For better or worse, however, the fate of Egypt’s political future is clearly in the hands of the Muslim Brothers and SCAF.  One temptation for the MB will be to compromise with SCAF and insert themselves into the system in the place of the old NDP but as a functioning party.  Another will be to step back and let SCAF and some other set of leaders attempt to deal with what will undoubtedly be the difficult problem of re-igniting the economy over the next couple of years. Given that the Freedom and Justice party, now routinely described in the Egyptian press with the nearly Homeric epithet “political arm of the Muslim Brothers”, has a membership and a political appeal largely skewed to conservative professionals and urban residents, it is unlikely to make a sudden changes to the economic policies of the Mubarak era and it has announced its intention to honor Egypt’s treaties (that is, the Camp David accord with Israel) albeit to seek some alteration.  But it can achieve many of its ends by using its parliamentary role rather than necessarily dominating the government for now.

This morning’s news brings a report that the MB and SCAF have agreed to a division of spheres in which the MB will dominate parliament and the SCAF will control the presidency.  Whether this particular report is true, it is clear that the two major forces will have to come to some agreement about how, in practice, to work together.  The MB have whatever legitimacy comes from electoral dominance and SCAF has both raw coercive power (which it has shown repeatedly it will not shrink from using) and the appeal to many Egyptians who fear that continuation of the revolutionary process will lead to a complete collapse of public order and the economy.  There is a third force, of course.  Not the hidden hands both SCAF and the MB frequently invoke—whether Israeli, Qatari, or American.  The third force is the apparently still irrepressible spontaneous force of Egyptian society, sometimes manifested in Tahrir and sometimes elsewhere. 

It will not be easy for the MB and SCAF to reach a stable agreement.  I am not one of those who think they have been working hand in glove since February.  There are important differences especially over the division of power in the country.  SCAF cannot look at what has happened to the Turkish army and feel very secure about actually creating civilian control of the Ministry of Defense.  The MB leadership have spent enough time in the regime’s prisons to know that as long as the Ministries of Defense and Interior are not under their control they remain vulnerable.  The MB can bring hundreds of thousands of people out into the streets and the Army can bring out the tanks.  Whether either can actually command sufficient authority in the face of adversity to persevere in making the country work is a different matter entirely and here they both face the constant danger of that unpredictable third force.

It is quite possible that SCAF is more afraid than many suspect of spontaneous social unrest.  They may have watched it bring down the Mubarak regime with mixed emotions as it destroyed a clique they were willing to be rid of but that left the institutions of the state wholly at risk for weeks, culminating in a week when the entire Ministry of Interior including its most redoubtable fortresses fell before waves of popular unrest.  SCAF may have felt that the events of November and December were far more threatening than they appeared to be to those on the Tahrir side of the barricades.  They were able to contain mass discontent once but they may not be so sure they can do it again. 

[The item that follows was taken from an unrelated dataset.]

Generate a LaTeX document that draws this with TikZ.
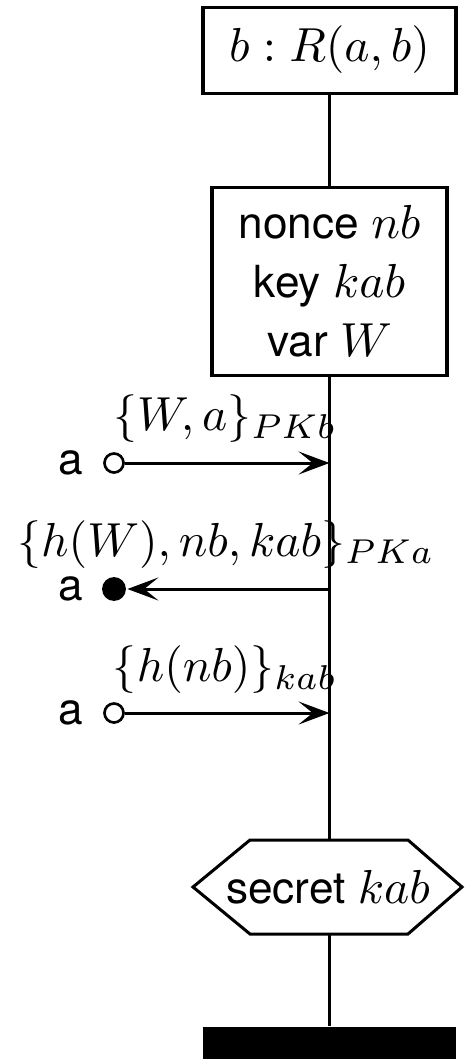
\RequirePackage{fix-cm}
\documentclass[tikz,border=0pt]{standalone}
\usepackage{fontspec}
\setsansfont{TeX Gyre Heros}
\DeclareMathSizes{10}{10.8}{7.8}{5.8}
\usetikzlibrary{arrows.meta}
\begin{document}
\begin{tikzpicture}[x=0.2262pt,y=-0.2262pt,
  line width=0.68pt,
  every node/.style={font=\sffamily\fontsize{10}{13.3}\selectfont},
  box/.style={draw,rectangle,inner sep=0pt,align=center},
  life/.style={line width=0.68pt},
  msg/.style={-{Stealth[length=7pt,width=5.2pt,inset=3.2pt]}},
  msgl/.style={anchor=south,inner sep=0pt},
  opendot/.style={circle,draw,fill=white,inner sep=0pt,minimum size=4.3pt,line width=0.6pt},
  fulldot/.style={circle,fill=black,inner sep=0pt,minimum size=5.4pt},
  agent/.style={inner sep=0pt}
]
\useasboundingbox (0,0) rectangle (465,1059);
% instance head
\node[box,minimum width=253*0.2262pt,minimum height=86*0.2262pt] (head) at (329.5,50) {$b:R(a,b)$};
% declarations
\node[box,minimum width=235*0.2262pt,minimum height=188*0.2262pt] (decl) at (329.5,281) {nonce $nb$\\key $kab$\\var $W$};
% condition (hexagon)
\coordinate (sectop) at (329.5,840);
\coordinate (secbot) at (329.5,934);
\draw[fill=white] (193,887) -- (250,840) -- (408,840) -- (462,887) -- (408,934) -- (250,934) -- cycle;
\node[inner sep=0pt] (sec) at (328,887) {secret $kab$};
% end bar
\node[fill=black,inner sep=0pt,minimum width=253*0.2262pt,minimum height=32*0.2262pt] (endbar) at (329.5,1043) {};
% lifeline points
\coordinate (l1) at (329.5,463);
\coordinate (l2) at (329.5,589);
\coordinate (l3) at (329.5,713);
\draw[life] (head.south) -- (decl.north);
\draw[life] (decl.south) -- (sectop);
\draw[life] (secbot) -- (endbar.north);
% messages
\node[agent] (a1) at (71,463) {a};
\node[agent] (a2) at (71,589) {a};
\node[agent] (a3) at (71,713) {a};
\node[opendot] (d1) at (114,463) {};
\node[fulldot] (d2) at (114,589) {};
\node[opendot] (d3) at (114,713) {};
\draw[msg] (d1) -- (l1);
\draw[msg] (l2) -- (d2);
\draw[msg] (d3) -- (l3);
\node[msgl] (t1) at (225,444) {$\{W,a\}_{PKb}$};
\node[msgl] (t2) at (226,570) {$\{h(W),nb,kab\}_{PKa}$};
\node[msgl] (t3) at (225,695) {$\{h(nb)\}_{kab}$};
\end{tikzpicture}
\end{document}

Yet SCAF and the MB have many things in common.  They probably both share many of the widespread prejudices and preferences that are certainly widespread in society.  They are partisans of order and discipline. 

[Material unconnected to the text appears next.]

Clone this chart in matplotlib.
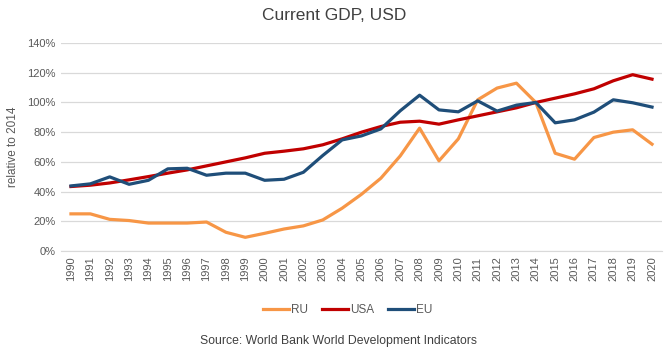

Christians have a place in their society and it is a distinctly subordinate place enforced by social pressures rather than legal measures.  Whatever orders were actually given at Maspero in October when dozens of Christian protesters were killed, it marked the willingness of the army to deploy violence against Egyptians with the support of other sections of the popular in a frightening way.  The events at Maspero deserve more attention but the generals must have been noticed a widespread unwillingness by many of the political parties, notably the MB, to declare those who died at Maspero martyrs of the revolution as has routinely been the case with others who fell to violence in demonstrations. Indeed they suggested in public that the demonstrators may have threatened army officers.  Neither the generals, the soldiers at Maspero, nor the Muslim Brothers have given much public attention to the lives they took that day.  Nor has the army ever identified the soldiers that it claimed were killed, presumably because there were none.

Women, in this view, also have a role in their society but their primary task, especially in their 20s and 30s, should to provide a wholesome family environment.   The disrobing and beating of a woman wearing a headscarf in Tahrir two weeks ago which was so widely recounted in the international press is suggestive.  So too the response within conservative political quarters here questioning why exactly she was in Tahrir. Of course it's not right to attack women nor to leave them struggling half-naked in the dust, but what exactly do they expect.  And besides it wasn't the soldiers who did it but unnamed and effectively invisible hidden hands.  And I don't know the exact Arabic equivalent for "who are you going to believe, me or your lying eyes" but the existence of video footage showing exactly what happened (as at Maspero) has been dismissed by the armed forces and their supporters.

SCAF and the MB remind me a bit of the so-called country club Republicans of two generations ago in the US.  It was almost impossible for them to imagine that those who did not share their religious, class, and (in the US where this matters) racial background had any important role to play in politics.  They believed in law and order and respect for government as well as the free enterprise system.  They may have been hypocrites and narrow-minded but they made up the backbone of conservative America.  Comparing them to the Muslim Brothers will no doubt seem harsh and a bit absurd to many Americans (and too obvious to others).  The country club Republicans and their Democratic opposite numbers thought of themselves as decent, moderate and rational.  They were sober and unprejudiced in their own minds.  They never blew up churches.  But in Birmingham in 1962 they made excuses for those who did because they claimed that the protesters, threatening as they were to the social order, essentially brought disaster on themselves.  This is not incompatible with a functioning electoral democracy but it leaves a lot to be desired.

1 comment:

tom s. said...

I don't have a particular comment to make, but I did want to thank you very much for your accounts and analyses of what is going on in Egypt. To someone who is basically ignorant (newspaper-reading) but interested, they are both thought-provoking and illuminating.